# Given material start

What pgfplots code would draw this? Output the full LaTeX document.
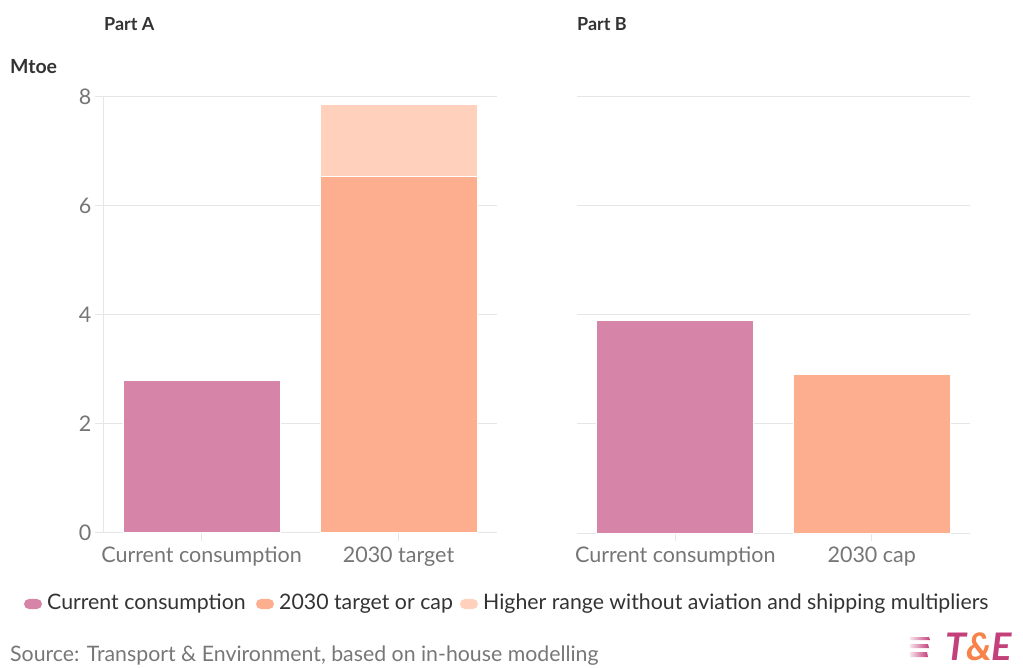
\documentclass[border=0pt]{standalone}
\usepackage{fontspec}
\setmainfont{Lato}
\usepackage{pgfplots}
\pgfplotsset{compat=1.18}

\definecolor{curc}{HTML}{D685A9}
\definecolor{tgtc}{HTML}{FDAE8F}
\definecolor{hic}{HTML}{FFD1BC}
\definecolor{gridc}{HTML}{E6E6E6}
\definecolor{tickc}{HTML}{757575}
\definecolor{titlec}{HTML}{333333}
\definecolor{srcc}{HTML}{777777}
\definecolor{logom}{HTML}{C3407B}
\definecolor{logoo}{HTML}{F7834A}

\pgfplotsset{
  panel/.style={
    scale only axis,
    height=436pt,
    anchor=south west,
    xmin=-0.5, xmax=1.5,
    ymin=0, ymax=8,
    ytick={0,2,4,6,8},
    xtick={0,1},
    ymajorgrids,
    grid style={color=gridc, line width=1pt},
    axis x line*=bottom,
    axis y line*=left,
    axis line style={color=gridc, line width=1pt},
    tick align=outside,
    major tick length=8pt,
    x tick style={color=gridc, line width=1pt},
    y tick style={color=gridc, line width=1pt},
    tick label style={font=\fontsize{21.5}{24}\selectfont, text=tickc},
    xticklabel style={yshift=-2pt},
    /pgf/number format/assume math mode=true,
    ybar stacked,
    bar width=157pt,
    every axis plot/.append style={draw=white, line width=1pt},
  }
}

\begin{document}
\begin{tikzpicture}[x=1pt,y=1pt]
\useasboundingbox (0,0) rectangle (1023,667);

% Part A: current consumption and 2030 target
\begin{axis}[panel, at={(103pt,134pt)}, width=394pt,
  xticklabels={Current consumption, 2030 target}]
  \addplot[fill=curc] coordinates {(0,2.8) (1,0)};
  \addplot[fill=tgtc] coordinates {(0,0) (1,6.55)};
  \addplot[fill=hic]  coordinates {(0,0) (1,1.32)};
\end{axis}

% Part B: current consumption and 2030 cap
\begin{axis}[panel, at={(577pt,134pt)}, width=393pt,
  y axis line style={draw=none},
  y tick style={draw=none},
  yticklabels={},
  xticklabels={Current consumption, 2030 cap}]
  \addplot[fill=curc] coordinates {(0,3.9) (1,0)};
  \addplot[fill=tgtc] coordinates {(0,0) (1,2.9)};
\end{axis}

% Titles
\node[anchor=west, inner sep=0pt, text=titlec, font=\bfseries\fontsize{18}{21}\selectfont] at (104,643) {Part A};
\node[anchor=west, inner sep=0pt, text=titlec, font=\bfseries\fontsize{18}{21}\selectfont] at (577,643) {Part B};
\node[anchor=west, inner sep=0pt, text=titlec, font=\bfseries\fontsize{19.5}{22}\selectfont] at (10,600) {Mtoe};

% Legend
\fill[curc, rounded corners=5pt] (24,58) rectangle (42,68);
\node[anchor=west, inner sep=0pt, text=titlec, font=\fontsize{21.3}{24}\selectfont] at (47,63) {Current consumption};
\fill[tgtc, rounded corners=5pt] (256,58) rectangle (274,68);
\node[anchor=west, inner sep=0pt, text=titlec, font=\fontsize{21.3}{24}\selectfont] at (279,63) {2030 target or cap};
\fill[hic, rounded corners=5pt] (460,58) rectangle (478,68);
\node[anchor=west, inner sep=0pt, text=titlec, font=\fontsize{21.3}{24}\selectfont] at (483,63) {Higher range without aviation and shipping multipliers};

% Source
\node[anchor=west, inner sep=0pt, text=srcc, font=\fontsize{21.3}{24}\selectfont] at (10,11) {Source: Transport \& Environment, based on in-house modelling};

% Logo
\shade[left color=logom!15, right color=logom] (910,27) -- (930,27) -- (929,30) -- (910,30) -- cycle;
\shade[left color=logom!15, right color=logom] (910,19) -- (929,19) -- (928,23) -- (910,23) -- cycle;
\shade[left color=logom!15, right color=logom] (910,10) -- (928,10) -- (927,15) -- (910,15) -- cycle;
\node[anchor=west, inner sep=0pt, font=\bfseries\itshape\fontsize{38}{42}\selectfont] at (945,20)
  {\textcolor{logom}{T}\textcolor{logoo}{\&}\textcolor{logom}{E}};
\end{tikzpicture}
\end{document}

# Given material end

Using the material above, report each line where "draw" occurs.

What pgfplots code would draw this? Output the full LaTeX document.
    every axis plot/.append style={draw=white, line width=1pt},
  y axis line style={draw=none},
  y tick style={draw=none},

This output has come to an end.